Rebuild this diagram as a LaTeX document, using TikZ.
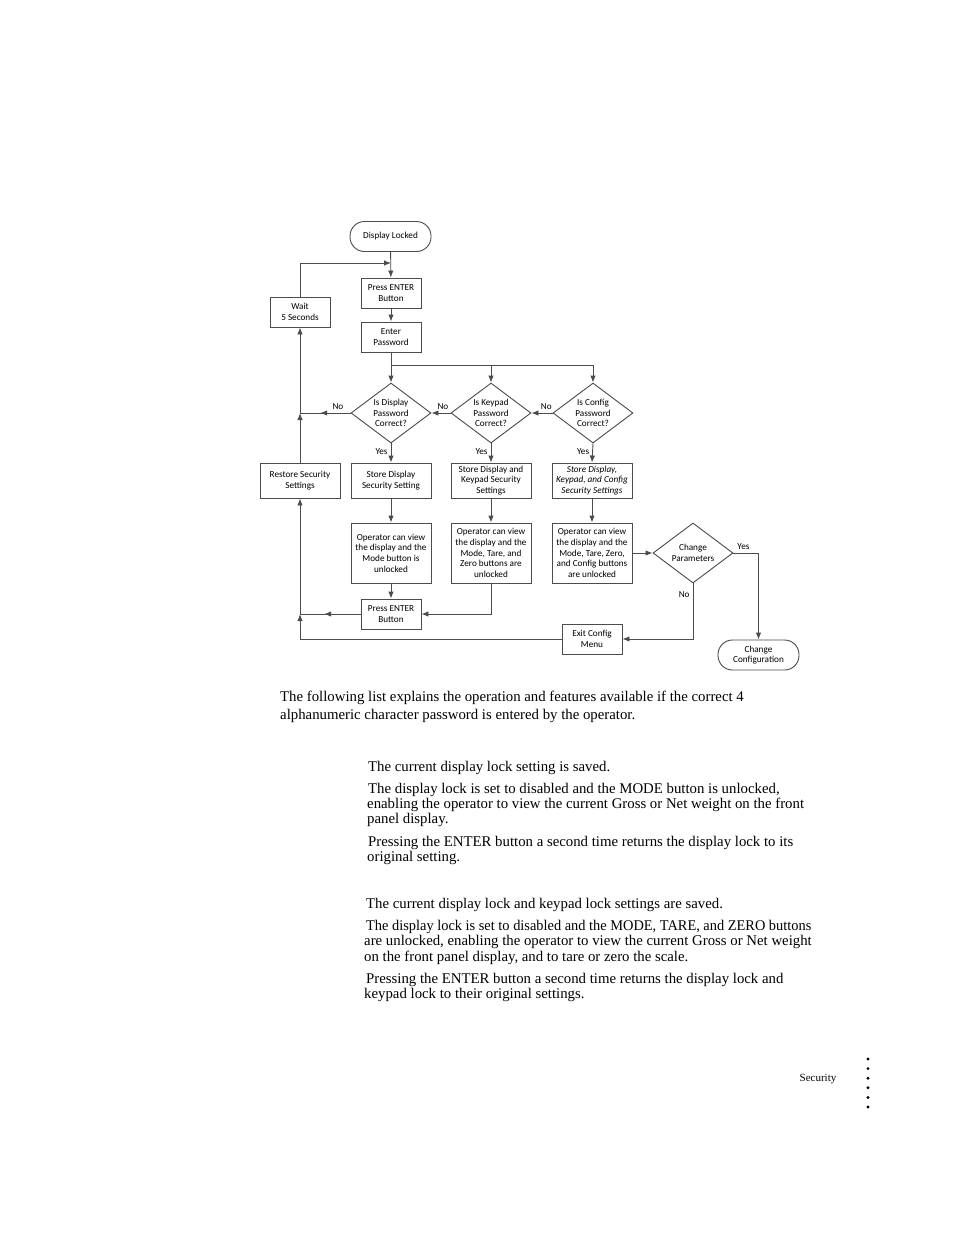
\documentclass[tikz,border=0pt]{standalone}
\usepackage{fontspec}
\usepackage{graphicx}
\setmainfont{Liberation Serif}
\newfontfamily\flowfont{Carlito}
\usetikzlibrary{arrows.meta,shapes.geometric,decorations.markings}

\tikzset{
  line/.style={black!70,line width=0.9pt},
  arr/.style={line,-{Latex[length=7pt,width=5.5pt]}},
  midarr/.style={line,postaction={decorate},decoration={markings,
      mark=at position #1 with {\arrow{Latex[length=7pt,width=5.5pt]}}}},
  flow/.style={draw=black!70,line width=0.9pt,text=black,align=center,
      font=\flowfont\fontsize{9.2}{10.7}\selectfont,inner sep=1pt},
  smallbox/.style={flow,rectangle,minimum width=60pt,minimum height=30pt},
  widebox/.style={flow,rectangle,minimum width=80pt,minimum height=35pt},
  opbox/.style={flow,rectangle,minimum width=80pt,minimum height=60pt},
  term/.style={flow,rectangle,rounded corners=14.5pt,minimum width=81pt,minimum height=30pt},
  decision/.style={flow,diamond,aspect=1.333,inner sep=0pt,minimum width=80pt,minimum height=60pt},
  lbl/.style={text=black,font=\flowfont\fontsize{9.2}{10}\selectfont,inner sep=3pt},
  body/.style={anchor=base west,inner sep=0pt,font=\fontsize{14.8}{15}\selectfont}
}

\begin{document}
\begin{tikzpicture}[x=1pt,y=-1pt]
  \fill[white] (0,0) rectangle (954,1235);
  \useasboundingbox (0,0) rectangle (954,1235);

  % flowchart
  \node[term] (locked) at (390.5,236.5) {Display Locked};
  \node[smallbox] (press1) at (391,293) {Press ENTER\\Button};
  \node[smallbox] (enterpw) at (391,337) {Enter\\Password};
  \node[smallbox] (wait) at (300,312) {Wait\\5 Seconds};

  \node[decision] (qdisp) at (391,413) {Is Display\\Password\\Correct?};
  \node[decision] (qkey) at (491,413) {Is Keypad\\Password\\Correct?};
  \node[decision] (qcfg) at (593,413) {Is Config\\Password\\Correct?};

  \node[widebox] (restore) at (300,480.5) {Restore Security\\Settings};
  \node[widebox] (sdisp) at (391,480.5) {Store Display\\Security Setting};
  \node[widebox] (skey) at (491,480.5) {Store Display and\\Keypad Security\\Settings};
  \node[widebox] (scfg) at (592,480.5) {\itshape Store Display,\\\itshape Keypad, and Config\\\itshape Security Settings};

  \node[opbox] (odisp) at (391,553) {Operator can view\\the display and the\\Mode button is\\unlocked};
  \node[opbox] (okey) at (491,553) {Operator can view\\the display and the\\Mode, Tare, and\\Zero buttons are\\unlocked};
  \node[opbox] (ocfg) at (592,553) {Operator can view\\the display and the\\Mode, Tare, Zero,\\and Config buttons\\are unlocked};
  \node[decision] (qchange) at (693,553) {Change\\Parameters};

  \node[smallbox] (press2) at (391,614) {Press ENTER\\Button};
  \node[smallbox] (exitcfg) at (592,639) {Exit Config\\Menu};
  \node[term] (chgcfg) at (758.5,655) {Change\\Configuration};

  \coordinate (jtop) at (391,263);
  \coordinate (bus) at (391,365);
  \coordinate (jl) at (300,413);
  \coordinate (jb) at (300,614);

  % connectors
  \draw[arr] (locked) -- (press1);
  \draw[arr] (press1) -- (enterpw);
  \draw[arr] (wait.north) |- (jtop);
  \draw[arr] (enterpw) -- (qdisp);
  \draw[arr] (bus) -| (qkey.north);
  \draw[arr] (bus) -| (qcfg.north);

  \draw[arr] (qcfg.west) -- node[lbl,above,pos=0.3] {No} (qkey.east);
  \draw[arr] (qkey.west) -- node[lbl,above,pos=0.4] {No} (qdisp.east);
  \draw[midarr=0.6] (qdisp.west) -- node[lbl,above,pos=0.25] {No} (jl);
  \draw[arr] (restore.north) -- (jl);
  \draw[arr] (jl) -- (wait.south);

  \draw[arr] (qdisp.south) -- node[lbl,left,pos=0.4] {Yes} (sdisp.north);
  \draw[arr] (qkey.south) -- node[lbl,left,pos=0.4] {Yes} (skey.north);
  \draw[arr] (qcfg.south) -- node[lbl,left,pos=0.4] {Yes} (scfg.north);

  \draw[arr] (sdisp) -- (odisp);
  \draw[arr] (skey) -- (okey);
  \draw[arr] (scfg) -- (ocfg);

  \draw[arr] (odisp) -- (press2);
  \draw[arr] (okey.south) |- (press2.east);
  \draw[midarr=0.6] (press2.west) -- (jb);
  \draw[arr] (exitcfg.west) -| (jb);
  \draw[arr] (jb) -- (restore.south);

  \draw[arr] (ocfg) -- (qchange);
  \draw[arr] (qchange.east) -| node[lbl,above,pos=0.2] {Yes} (chgcfg.north);
  \draw[arr] (qchange.south) |- node[lbl,left,pos=0.1] {No} (exitcfg.east);

  % text below
  \node[body] (intro1) at (280,701) {The following list explains the operation and features available if the correct 4};
  \node[body] (intro2) at (280,719) {alphanumeric character password is entered by the operator.};
  \foreach \x/\y/\t in {368/771/{The current display lock setting is saved.},
      368/793/{The display lock is set to disabled and the MODE button is unlocked,},
      367/808/{enabling the operator to view the current Gross or Net weight on the front},
      367/823/{panel display.},
      368/846/{Pressing the ENTER button a second time returns the display lock to its},
      367/861/{original setting.},
      366/908/{The current display lock and keypad lock settings are saved.},
      366/930/{\scalebox{0.972}[1]{The display lock is set to disabled and the MODE, TARE, and ZERO buttons}},
      364/945/{are unlocked, enabling the operator to view the current Gross or Net weight},
      364/961/{on the front panel display, and to tare or zero the scale.},
      366/983/{Pressing the ENTER button a second time returns the display lock and},
      364/998/{keypad lock to their original settings.}}
    \node[body] at (\x,\y) {\t};

  \node[font=\fontsize{11}{12}\selectfont,inner sep=0pt] (footer) at (818,1079) {Security};
  \foreach \k in {0,...,5}
    \fill[black] (868,1059+9.6*\k) circle (1.6);
\end{tikzpicture}
\end{document}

**What to produce**. Pictures are excluded; copy all other data exactly as shown.

**Reply**.
Rebuild this diagram as a LaTeX document, using TikZ.
\documentclass[tikz,border=0pt]{standalone}
\usepackage{fontspec}
\usepackage{graphicx}
\setmainfont{Liberation Serif}
\newfontfamily\flowfont{Carlito}
\usetikzlibrary{arrows.meta,shapes.geometric,decorations.markings}

\tikzset{
  line/.style={black!70,line width=0.9pt},
  arr/.style={line,-{Latex[length=7pt,width=5.5pt]}},
  midarr/.style={line,postaction={decorate},decoration={markings,
      mark=at position #1 with {\arrow{Latex[length=7pt,width=5.5pt]}}}},
  flow/.style={draw=black!70,line width=0.9pt,text=black,align=center,
      font=\flowfont\fontsize{9.2}{10.7}\selectfont,inner sep=1pt},
  smallbox/.style={flow,rectangle,minimum width=60pt,minimum height=30pt},
  widebox/.style={flow,rectangle,minimum width=80pt,minimum height=35pt},
  opbox/.style={flow,rectangle,minimum width=80pt,minimum height=60pt},
  term/.style={flow,rectangle,rounded corners=14.5pt,minimum width=81pt,minimum height=30pt},
  decision/.style={flow,diamond,aspect=1.333,inner sep=0pt,minimum width=80pt,minimum height=60pt},
  lbl/.style={text=black,font=\flowfont\fontsize{9.2}{10}\selectfont,inner sep=3pt},
  body/.style={anchor=base west,inner sep=0pt,font=\fontsize{14.8}{15}\selectfont}
}

\begin{document}
\begin{tikzpicture}[x=1pt,y=-1pt]
  \fill[white] (0,0) rectangle (954,1235);
  \useasboundingbox (0,0) rectangle (954,1235);

  % flowchart
  \node[term] (locked) at (390.5,236.5) {Display Locked};
  \node[smallbox] (press1) at (391,293) {Press ENTER\\Button};
  \node[smallbox] (enterpw) at (391,337) {Enter\\Password};
  \node[smallbox] (wait) at (300,312) {Wait\\5 Seconds};

  \node[decision] (qdisp) at (391,413) {Is Display\\Password\\Correct?};
  \node[decision] (qkey) at (491,413) {Is Keypad\\Password\\Correct?};
  \node[decision] (qcfg) at (593,413) {Is Config\\Password\\Correct?};

  \node[widebox] (restore) at (300,480.5) {Restore Security\\Settings};
  \node[widebox] (sdisp) at (391,480.5) {Store Display\\Security Setting};
  \node[widebox] (skey) at (491,480.5) {Store Display and\\Keypad Security\\Settings};
  \node[widebox] (scfg) at (592,480.5) {\itshape Store Display,\\\itshape Keypad, and Config\\\itshape Security Settings};

  \node[opbox] (odisp) at (391,553) {Operator can view\\the display and the\\Mode button is\\unlocked};
  \node[opbox] (okey) at (491,553) {Operator can view\\the display and the\\Mode, Tare, and\\Zero buttons are\\unlocked};
  \node[opbox] (ocfg) at (592,553) {Operator can view\\the display and the\\Mode, Tare, Zero,\\and Config buttons\\are unlocked};
  \node[decision] (qchange) at (693,553) {Change\\Parameters};

  \node[smallbox] (press2) at (391,614) {Press ENTER\\Button};
  \node[smallbox] (exitcfg) at (592,639) {Exit Config\\Menu};
  \node[term] (chgcfg) at (758.5,655) {Change\\Configuration};

  \coordinate (jtop) at (391,263);
  \coordinate (bus) at (391,365);
  \coordinate (jl) at (300,413);
  \coordinate (jb) at (300,614);

  % connectors
  \draw[arr] (locked) -- (press1);
  \draw[arr] (press1) -- (enterpw);
  \draw[arr] (wait.north) |- (jtop);
  \draw[arr] (enterpw) -- (qdisp);
  \draw[arr] (bus) -| (qkey.north);
  \draw[arr] (bus) -| (qcfg.north);

  \draw[arr] (qcfg.west) -- node[lbl,above,pos=0.3] {No} (qkey.east);
  \draw[arr] (qkey.west) -- node[lbl,above,pos=0.4] {No} (qdisp.east);
  \draw[midarr=0.6] (qdisp.west) -- node[lbl,above,pos=0.25] {No} (jl);
  \draw[arr] (restore.north) -- (jl);
  \draw[arr] (jl) -- (wait.south);

  \draw[arr] (qdisp.south) -- node[lbl,left,pos=0.4] {Yes} (sdisp.north);
  \draw[arr] (qkey.south) -- node[lbl,left,pos=0.4] {Yes} (skey.north);
  \draw[arr] (qcfg.south) -- node[lbl,left,pos=0.4] {Yes} (scfg.north);

  \draw[arr] (sdisp) -- (odisp);
  \draw[arr] (skey) -- (okey);
  \draw[arr] (scfg) -- (ocfg);

  \draw[arr] (odisp) -- (press2);
  \draw[arr] (okey.south) |- (press2.east);
  \draw[midarr=0.6] (press2.west) -- (jb);
  \draw[arr] (exitcfg.west) -| (jb);
  \draw[arr] (jb) -- (restore.south);

  \draw[arr] (ocfg) -- (qchange);
  \draw[arr] (qchange.east) -| node[lbl,above,pos=0.2] {Yes} (chgcfg.north);
  \draw[arr] (qchange.south) |- node[lbl,left,pos=0.1] {No} (exitcfg.east);

  % text below
  \node[body] (intro1) at (280,701) {The following list explains the operation and features available if the correct 4};
  \node[body] (intro2) at (280,719) {alphanumeric character password is entered by the operator.};
  \foreach \x/\y/\t in {368/771/{The current display lock setting is saved.},
      368/793/{The display lock is set to disabled and the MODE button is unlocked,},
      367/808/{enabling the operator to view the current Gross or Net weight on the front},
      367/823/{panel display.},
      368/846/{Pressing the ENTER button a second time returns the display lock to its},
      367/861/{original setting.},
      366/908/{The current display lock and keypad lock settings are saved.},
      366/930/{\scalebox{0.972}[1]{The display lock is set to disabled and the MODE, TARE, and ZERO buttons}},
      364/945/{are unlocked, enabling the operator to view the current Gross or Net weight},
      364/961/{on the front panel display, and to tare or zero the scale.},
      366/983/{Pressing the ENTER button a second time returns the display lock and},
      364/998/{keypad lock to their original settings.}}
    \node[body] at (\x,\y) {\t};

  \node[font=\fontsize{11}{12}\selectfont,inner sep=0pt] (footer) at (818,1079) {Security};
  \foreach \k in {0,...,5}
    \fill[black] (868,1059+9.6*\k) circle (1.6);
\end{tikzpicture}
\end{document}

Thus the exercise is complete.